The nuclear industry operates nuclear reactors, research laboratories, enrichment and reprocessing facilities, fuel fabrication facilities, and transportation assets. Security at those sites and during transport requires the skill and training of many technical, operational, and security personnel and recognition that security is essential for the sustainability of continued peaceful use of nuclear energy.
Despite the broad array of organizations and people responsible for nuclear materials security, the NTI Index focuses primarily on actions at the national level. In particular, the NTI Index focuses on the regulatory environment and national policies affecting nuclear materials security. Although the NTI Index does not assess on-the-ground security procedures at particular facilities, effective implementation is essential for ensuring nuclear security. Therefore, nuclear industry plays a vital role in global nuclear materials security conditions.

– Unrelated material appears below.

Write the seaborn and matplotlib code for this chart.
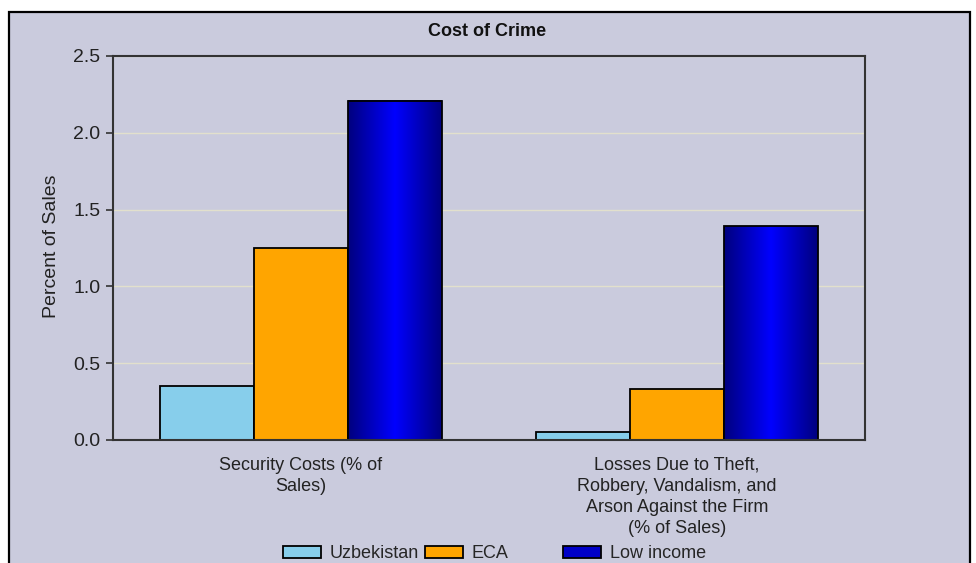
import numpy as np
import pandas as pd
import matplotlib
matplotlib.use('Agg')
import matplotlib.pyplot as plt
import seaborn as sns
from matplotlib.colors import LinearSegmentedColormap
from matplotlib.patches import Rectangle

# data
categories = ['Security Costs (% of\nSales)',
              'Losses Due to Theft,\nRobbery, Vandalism, and\nArson Against the Firm\n(% of Sales)']
groups = ['Uzbekistan', 'ECA', 'Low income']
uzbekistan = [0.35, 0.05]
eca = [1.25, 0.33]
low_income = [2.21, 1.39]
yticks = [0.0, 0.5, 1.0, 1.5, 2.0, 2.5]

df = pd.DataFrame({
    'category': categories * 3,
    'group': [g for g in groups for _ in categories],
    'value': uzbekistan + eca + low_income,
})

bg = '#CACBDD'
palette = {'Uzbekistan': '#87CEEB', 'ECA': '#FFA500', 'Low income': '#0000C8'}

sns.set_theme(style='white')
plt.rcParams['font.family'] = ['Liberation Sans', 'DejaVu Sans']
fs = 13

fig = plt.figure(figsize=(9.76, 5.63), dpi=100)
fig.patch.set_facecolor('white')

# outer frame of the panel (runs off the bottom)
top = 1 - 12 / 563
fig.patches.append(Rectangle((9 / 976, -0.1), (970 - 9) / 976, top + 0.1,
                             transform=fig.transFigure, facecolor=bg,
                             edgecolor='black', linewidth=1.6, zorder=-1))

ax = fig.add_axes([113 / 976, 1 - 440 / 563, (865 - 113) / 976, (440 - 56) / 563])
ax.set_facecolor(bg)
ax.set_axisbelow(True)

sns.barplot(data=df, x='category', y='value', hue='group', palette=palette,
            width=0.75, saturation=1, errorbar=None, edgecolor='black',
            linewidth=1.3, ax=ax)

# gradient fill on the low income bars
cmap = LinearSegmentedColormap.from_list('blu', ['#00007E', '#0000FF', '#00007E'])
grad = np.linspace(0, 1, 256).reshape(1, -1)
for bar in ax.containers[2]:
    x0, y0 = bar.get_xy()
    w, h = bar.get_width(), bar.get_height()
    ax.imshow(grad, extent=[x0, x0 + w, y0, y0 + h], aspect='auto',
              cmap=cmap, zorder=1.5, interpolation='bilinear')
    bar.set_facecolor('none')
    bar.set_zorder(2)

ax.set_xlim(-0.5, 1.5)
ax.set_ylim(0, 2.5)
ax.set_yticks(yticks)
ax.set_yticklabels([f'{t:.1f}' for t in yticks])
ax.yaxis.grid(True, color='#E2E0CC', linewidth=1)
ax.xaxis.grid(False)

for s in ax.spines.values():
    s.set_visible(True)
    s.set_color('#333333')
    s.set_linewidth(1.5)

ax.tick_params(axis='y', left=True, length=5, width=1.2, color='#333333',
               labelsize=fs + 1, pad=4, labelcolor='#222222')
ax.tick_params(axis='x', bottom=False, labelsize=fs, pad=6, labelcolor='#222222')
for lab in ax.get_xticklabels():
    lab.set_linespacing(1.32)

ax.set_xlabel('')
ax.set_ylabel('')
fig.text(51 / 976, 1 - 246 / 563, 'Percent of Sales', rotation=90,
         ha='center', va='center', fontsize=fs + 1, color='#222222')
fig.text(0.4995, 1 - 31 / 563, 'Cost of Crime', ha='center', va='center',
         fontsize=fs, fontweight='bold', color='#111111')

handles, labels = ax.get_legend_handles_labels()
ax.get_legend().remove()
legend_x = [283, 425, 563]
for hnd, lab, xp in zip(handles, labels, legend_x):
    hnd.set_edgecolor('black')
    hnd.set_linewidth(1.3)
    fig.legend([hnd], [lab], loc='center left',
               bbox_to_anchor=(xp / 976, 1 - 554 / 563), frameon=False,
               fontsize=fs, handlelength=2.1, handleheight=0.6,
               handletextpad=0.5, borderpad=0, borderaxespad=0)

fig.savefig('out.png', dpi=100, facecolor='white')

The nuclear industry can take several actions to contribute to an effective global nuclear security system. Organizations operating nuclear facilities must have governance practices that place a high priority on security. For example, security must have a prominent place in the management structure, all personnel with security responsibilities must be appropriately trained and certified, and a culture of excellence and continual improvement should be promoted through incentives and individual accountability mechanisms. Facility operators also can take additional actions to improve security by participating in best-practice exchanges and workshops with other operators and by requesting peer reviews of their security practices. Those kinds of actions demonstrate that a facility operator, whether governmental or private, is appropriately executing its stewardship responsibilities. Although the actions take place regularly in the field of nuclear safety, this is not the case in the field of nuclear security.